Der Bundesverkehrsminister Andreas Scheuer lehnt die Fahrverbote ab. „Wir haben ausreichende, geltende Regeln“, sagte Scheuer Anfang Juli. Die Büsnauer sind von der Haltung des Verkehrsministers enttäuscht. Er verschließe sich der Problematik und dem Thema Lärmschutz. „Die persönliche Freiheit, die einige Poser mit dem Produzieren von Verkehrslärm verbinden, scheint ihm schützenswerter als die Belastung der darunter leidenden Anwohner“, so Bossmann.

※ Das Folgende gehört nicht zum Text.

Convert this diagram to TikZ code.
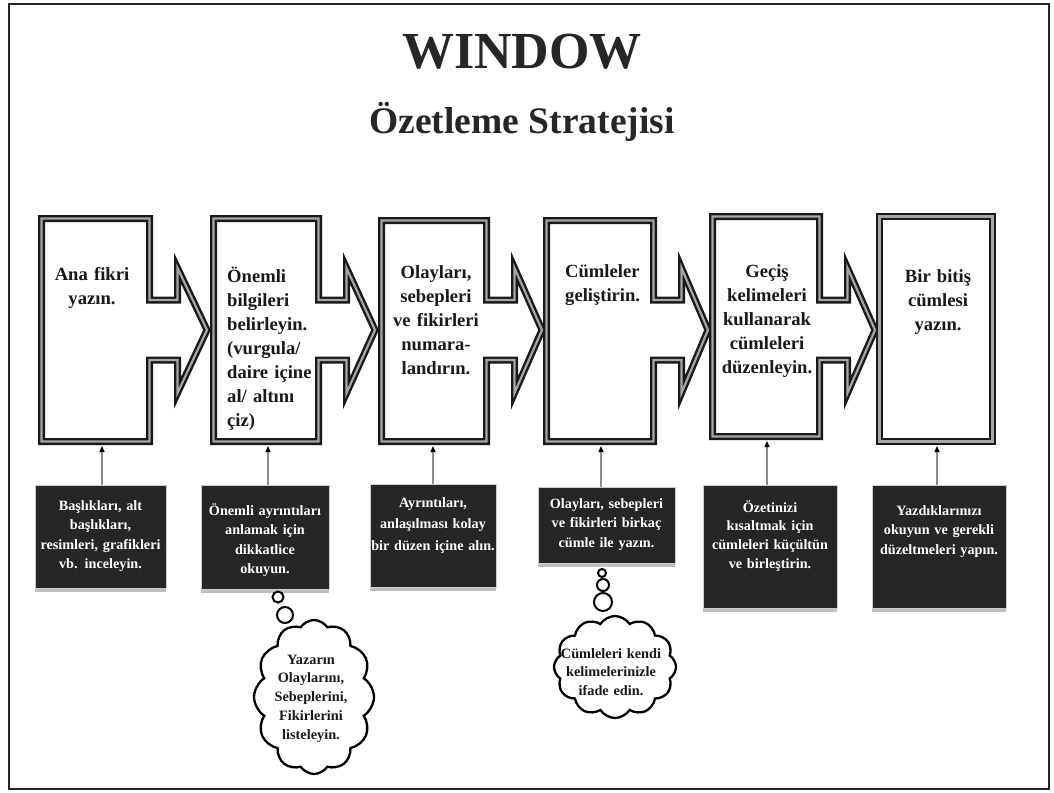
\documentclass[tikz,border=0pt]{standalone}
\usepackage{fontspec}
\setmainfont{Liberation Serif}
\usetikzlibrary{arrows.meta,shapes.symbols,shadows}

% Outline of one stage: a tall box whose right side carries a block arrow.
% #1 name of the bottom anchor, #2 left, #3 top, #4 right, #5 bottom, #6 arrow tip x
\newcommand\arrowstage[6]{%
  \draw[stageline] (#2,#3) -- (#4,#3) -- (#4,300) -- ({#4+28},300) -- ({#4+28},268)
    -- (#6,330) -- ({#4+28},393) -- ({#4+28},360) -- (#4,360) -- (#4,#5) -- (#2,#5) -- cycle;
  \coordinate (#1) at ({(#2+#4)/2},{#5+3.5});
}

\begin{document}
\begin{tikzpicture}[x=1pt,y=-1pt,
  frame/.style={draw=black!85,line width=2.6pt},
  stageline/.style={draw=black!90,fill=white,line width=2.4pt,double=black!35,double distance=2.2pt,line join=miter},
  stagetext/.style={font=\fontsize{18.6}{24}\selectfont\bfseries,text=black!90,inner sep=0pt,text width=112pt},
  darkbox/.style={fill=black!85,draw=black!20,line width=0.8pt,inner sep=0pt,
    drop shadow={shadow xshift=0pt,shadow yshift=-4pt,fill=black!25,opacity=1}},
  darktext/.style={font=\fontsize{14.2}{19.5}\selectfont\bfseries,text=white,inner sep=0pt,text width=130pt,align=center},
  tick/.style={draw=black!45,line width=1.4pt,-{Triangle[length=6pt,width=5pt,fill=black,color=black]}},
  thought/.style={cloud,cloud puffs=12,cloud puff arc=115,cloud ignores aspect,draw=black,line width=2.3pt,fill=white,inner sep=0pt},
  bubble/.style={circle,draw=black,line width=2pt,fill=white,inner sep=0pt},
  cloudtext/.style={font=\fontsize{14.3}{18.8}\selectfont\bfseries,text=black!90,inner sep=0pt,text width=104pt,align=center}
]
\useasboundingbox (0,0) rectangle (1054,792);
\draw[frame] (9,4) rectangle (1049,789);

% headings
\node[font=\fontsize{52}{52}\selectfont\bfseries,text=black!85,anchor=base,inner sep=0pt] (title) at (522,68) {WINDOW};
\node[font=\fontsize{37.5}{38}\selectfont\bfseries,text=black!85,anchor=base,inner sep=0pt] (subtitle) at (522,133) {Özetleme Stratejisi};

% the six stages
\arrowstage{s1}{41.5}{218.5}{149.5}{441.5}{207}
\arrowstage{s2}{213.5}{218.5}{318.5}{441.5}{375}
\arrowstage{s3}{381.5}{220.5}{486.5}{441.5}{542}
\arrowstage{s4}{546.5}{220.5}{653.5}{441.5}{708}
\arrowstage{s5}{712.5}{216.5}{819.5}{436.5}{875}
\draw[stageline] (879.5,216.5) rectangle (992.5,441.5);
\coordinate (s6) at (936,445);

\node[stagetext,align=center,anchor=base] (t1) at (92,280) {Ana fikri\\yazın.};
\node[stagetext,align=left,anchor=base west] (t2) at (227,282) {Önemli\\bilgileri\\belirleyin.\\(vurgula/\\daire içine\\al/ altını\\çiz)};
\node[stagetext,align=center,anchor=base] (t3) at (436,278) {Olayları,\\sebepleri\\ve fikirleri\\numara-\\landırın.};
\node[stagetext,align=left,anchor=base west] (t4) at (565,277) {Cümleler\\geliştirin.};
\node[stagetext,align=center,anchor=base] (t5) at (767,277) {Geçiş\\kelimeleri\\kullanarak\\cümleleri\\düzenleyin.};
\node[stagetext,align=center,anchor=base] (t6) at (938,282) {Bir bitiş\\cümlesi\\yazın.};

% dark hint boxes
\node[darkbox,minimum width=131pt,minimum height=103pt] (b1) at (100.5,536.5) {};
\node[darkbox,minimum width=128pt,minimum height=104pt] (b2) at (265,537) {};
\node[darkbox,minimum width=126pt,minimum height=103pt] (b3) at (433,535.5) {};
\node[darkbox,minimum width=137pt,minimum height=76pt] (b4) at (606.5,525) {};
\node[darkbox,minimum width=134pt,minimum height=123pt] (b5) at (770,546.5) {};
\node[darkbox,minimum width=134pt,minimum height=123pt] (b6) at (939,546.5) {};

\node[darktext,anchor=base] (n1) at (b1.center |- 0,510) {Başlıkları, alt\\başlıkları,\\resimleri, grafikleri\\vb. inceleyin.};
\node[darktext,anchor=base] (n2) at (b2.center |- 0,515) {Önemli ayrıntıları\\anlamak için\\dikkatlice\\okuyun.};
\node[darktext,anchor=base,font=\fontsize{14.2}{21.5}\selectfont\bfseries] (n3) at (b3.center |- 0,507) {Ayrıntıları,\\anlaşılması kolay\\bir düzen içine alın.};
\node[darktext,anchor=base] (n4) at (b4.center |- 0,508) {Olayları, sebepleri\\ve fikirleri birkaç\\cümle ile yazın.};
\node[darktext,anchor=base,font=\fontsize{14.2}{18.7}\selectfont\bfseries] (n5) at (b5.center |- 0,512) {Özetinizi\\kısaltmak için\\cümleleri küçültün\\ve birleştirin.};
\node[darktext,anchor=base] (n6) at (b6.center |- 0,515) {Yazdıklarınızı\\okuyun ve gerekli\\düzeltmeleri yapın.};

% small arrows from each hint box up to its stage
\coordinate (a1) at (102,446);
\coordinate (a2) at (268,446);
\coordinate (a3) at (433,446);
\coordinate (a4) at (601,446);
\coordinate (a5) at (767,441);
\coordinate (a6) at (937,446);
\draw[tick] (a1 |- b1.north) -- (a1);
\draw[tick] (a2 |- b2.north) -- (a2);
\draw[tick] (a3 |- b3.north) -- (a3);
\draw[tick] (a4 |- b4.north) -- (a4);
\draw[tick] (a5 |- b5.north) -- (a5);
\draw[tick] (a6 |- b6.north) -- (a6);

% thought clouds
\node[thought,minimum width=120pt,minimum height=154pt] (c1) at (314,697) {};
\node[bubble,minimum size=11pt] (p11) at (278,597) {};
\node[bubble,minimum size=16pt] (p12) at (285,615) {};
\node[cloudtext,anchor=base] (k1) at (311,664) {Yazarın\\Olaylarını,\\Sebeplerini,\\Fikirlerini\\listeleyin.};

\node[thought,minimum width=122pt,minimum height=102pt] (c2) at (615,667) {};
\node[bubble,minimum size=8pt] (p21) at (602,573) {};
\node[bubble,minimum size=12pt] (p22) at (603,585) {};
\node[bubble,minimum size=18pt] (p23) at (603,602) {};
\node[cloudtext,anchor=base] (k2) at (611,658) {Cümleleri kendi\\kelimelerinizle\\ifade edin.};
\end{tikzpicture}
\end{document}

Initiative gegen den Motorradlärm

In Baden-Württemberg sind vor allem kurvenreiche Strecken im Schwarzwald, auf der Schwäbischen Alb oder in den Löwensteiner Bergen beliebt bei Motorradfahrern. Mehr als 100 Städte, Gemeinden und Landkreise haben sich in einer Initiative zusammengeschlossen, die die Reduzierung von Geräuschemissionen fordert. Unter anderem sollen für Motorräder strengere Zulassungsrichtlinien gelten und illegale Veränderungen von Motoren und Auspuffsystemen schärfer bestraft werden. Die Büsnauer befürworten die Initiativen, aber man wolle nicht den Motorradfahrern das Motorradfahren verbieten, so Bossmann.

Ein verschärftes Augenmerk auf die Lärmwerte der Fahrzeuge unterstützen die Anwohner, denn die illegalen Umbauten und Installationen seien „ein Albtraum“ für Anlieger, sagt Thomas Bossmann. Er und seine Nachbarn hoffen auf eine grundsätzliche, politische Lösung.